Re: benchmarking the query planner

From: Tom Lane <tgl(at)sss(dot)pgh(dot)pa(dot)us>
To: "Nathan Boley" <npboley(at)gmail(dot)com>
Cc: "Vladimir Sitnikov" <sitnikov(dot)vladimir(at)gmail(dot)com>, "Robert Haas" <robertmhaas(at)gmail(dot)com>, "Gregory Stark" <stark(at)enterprisedb(dot)com>, "Kevin Grittner" <Kevin(dot)Grittner(at)wicourts(dot)gov>, "jd(at)commandprompt(dot)com" <jd(at)commandprompt(dot)com>, "Josh Berkus" <josh(at)agliodbs(dot)com>, "Greg Smith" <gsmith(at)gregsmith(dot)com>, pgsql-hackers(at)postgresql(dot)org
Subject: Re: benchmarking the query planner
Date: 2008-12-12 01:50:10
Message-ID: 15086.1229046610@sss.pgh.pa.us
Views: Raw Message | Whole Thread | Download mbox | Resend email
Thread:
Lists: pgsql-hackers

"Nathan Boley" <npboley(at)gmail(dot)com> writes:
> Isn't a selectivity estimate of x = v as ( the number of values in v's
> histogram bucket ) / ( number of distinct values in v's histogram
> bucket ) pretty rational?

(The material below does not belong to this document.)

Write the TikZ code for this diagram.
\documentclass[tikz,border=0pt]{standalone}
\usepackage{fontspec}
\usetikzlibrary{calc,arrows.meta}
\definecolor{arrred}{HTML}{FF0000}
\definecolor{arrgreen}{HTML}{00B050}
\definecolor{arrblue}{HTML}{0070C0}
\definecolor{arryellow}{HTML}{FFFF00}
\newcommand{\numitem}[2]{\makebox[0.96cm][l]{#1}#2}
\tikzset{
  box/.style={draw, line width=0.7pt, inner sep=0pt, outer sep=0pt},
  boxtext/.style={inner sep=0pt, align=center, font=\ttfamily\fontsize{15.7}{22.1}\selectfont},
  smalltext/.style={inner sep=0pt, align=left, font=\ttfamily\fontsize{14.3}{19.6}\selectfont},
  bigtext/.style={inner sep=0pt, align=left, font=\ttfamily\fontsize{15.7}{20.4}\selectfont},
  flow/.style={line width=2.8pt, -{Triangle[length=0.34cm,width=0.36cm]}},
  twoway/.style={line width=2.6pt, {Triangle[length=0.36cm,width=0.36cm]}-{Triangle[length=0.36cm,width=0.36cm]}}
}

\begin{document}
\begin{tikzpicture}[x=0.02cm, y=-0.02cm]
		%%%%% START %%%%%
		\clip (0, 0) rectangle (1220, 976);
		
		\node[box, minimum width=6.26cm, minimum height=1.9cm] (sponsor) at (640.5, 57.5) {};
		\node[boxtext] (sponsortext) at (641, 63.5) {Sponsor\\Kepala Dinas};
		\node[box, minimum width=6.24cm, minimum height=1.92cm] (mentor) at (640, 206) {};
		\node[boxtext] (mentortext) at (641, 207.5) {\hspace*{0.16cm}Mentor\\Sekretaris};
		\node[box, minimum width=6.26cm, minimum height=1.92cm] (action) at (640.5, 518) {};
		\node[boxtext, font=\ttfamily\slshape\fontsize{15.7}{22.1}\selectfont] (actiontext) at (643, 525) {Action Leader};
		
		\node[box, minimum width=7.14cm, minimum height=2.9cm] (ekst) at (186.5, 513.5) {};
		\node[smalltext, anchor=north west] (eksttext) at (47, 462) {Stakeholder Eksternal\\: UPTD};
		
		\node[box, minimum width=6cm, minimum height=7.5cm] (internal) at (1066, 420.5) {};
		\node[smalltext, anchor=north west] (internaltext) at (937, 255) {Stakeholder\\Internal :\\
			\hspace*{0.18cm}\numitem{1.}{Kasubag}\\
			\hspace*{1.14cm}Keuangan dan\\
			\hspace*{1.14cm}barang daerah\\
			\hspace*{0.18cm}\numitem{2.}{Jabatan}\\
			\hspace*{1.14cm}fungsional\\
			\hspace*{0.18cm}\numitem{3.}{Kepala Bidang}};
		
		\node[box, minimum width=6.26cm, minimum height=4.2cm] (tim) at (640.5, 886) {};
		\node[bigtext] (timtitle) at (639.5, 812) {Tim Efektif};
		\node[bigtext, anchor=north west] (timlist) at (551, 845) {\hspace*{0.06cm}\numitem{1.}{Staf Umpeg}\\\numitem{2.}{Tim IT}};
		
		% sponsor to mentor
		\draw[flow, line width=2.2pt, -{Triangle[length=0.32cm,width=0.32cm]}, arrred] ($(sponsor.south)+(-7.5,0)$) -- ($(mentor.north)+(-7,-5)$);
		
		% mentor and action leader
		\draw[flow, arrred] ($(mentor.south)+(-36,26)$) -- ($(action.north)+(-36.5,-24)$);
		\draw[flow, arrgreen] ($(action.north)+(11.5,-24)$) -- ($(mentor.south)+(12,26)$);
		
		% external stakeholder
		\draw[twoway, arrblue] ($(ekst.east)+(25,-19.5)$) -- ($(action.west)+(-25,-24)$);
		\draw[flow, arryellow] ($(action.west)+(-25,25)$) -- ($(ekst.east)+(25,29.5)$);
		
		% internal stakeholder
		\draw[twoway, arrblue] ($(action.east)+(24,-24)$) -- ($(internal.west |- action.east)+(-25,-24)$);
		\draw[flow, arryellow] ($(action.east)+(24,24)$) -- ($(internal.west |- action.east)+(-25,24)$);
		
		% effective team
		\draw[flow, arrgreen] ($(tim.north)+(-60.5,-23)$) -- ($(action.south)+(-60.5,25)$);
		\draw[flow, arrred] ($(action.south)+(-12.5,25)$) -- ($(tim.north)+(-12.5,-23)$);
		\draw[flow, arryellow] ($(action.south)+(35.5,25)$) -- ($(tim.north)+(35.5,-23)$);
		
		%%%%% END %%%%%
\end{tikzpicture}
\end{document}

Thats currently what we do for non-mcv
> values, except that we look at ndistinct over the whole table instead
> of individual histogram buckets.

But the histogram buckets are (meant to be) equal-population, so it
should come out the same either way. The removal of MCVs from the
population will knock any possible variance in ndistinct down to the
point where I seriously doubt that this could offer a win. An even
bigger problem is that this requires estimation of ndistinct among
fractions of the population, which will be proportionally less accurate
than the overall estimate. Accurate ndistinct estimation is *hard*.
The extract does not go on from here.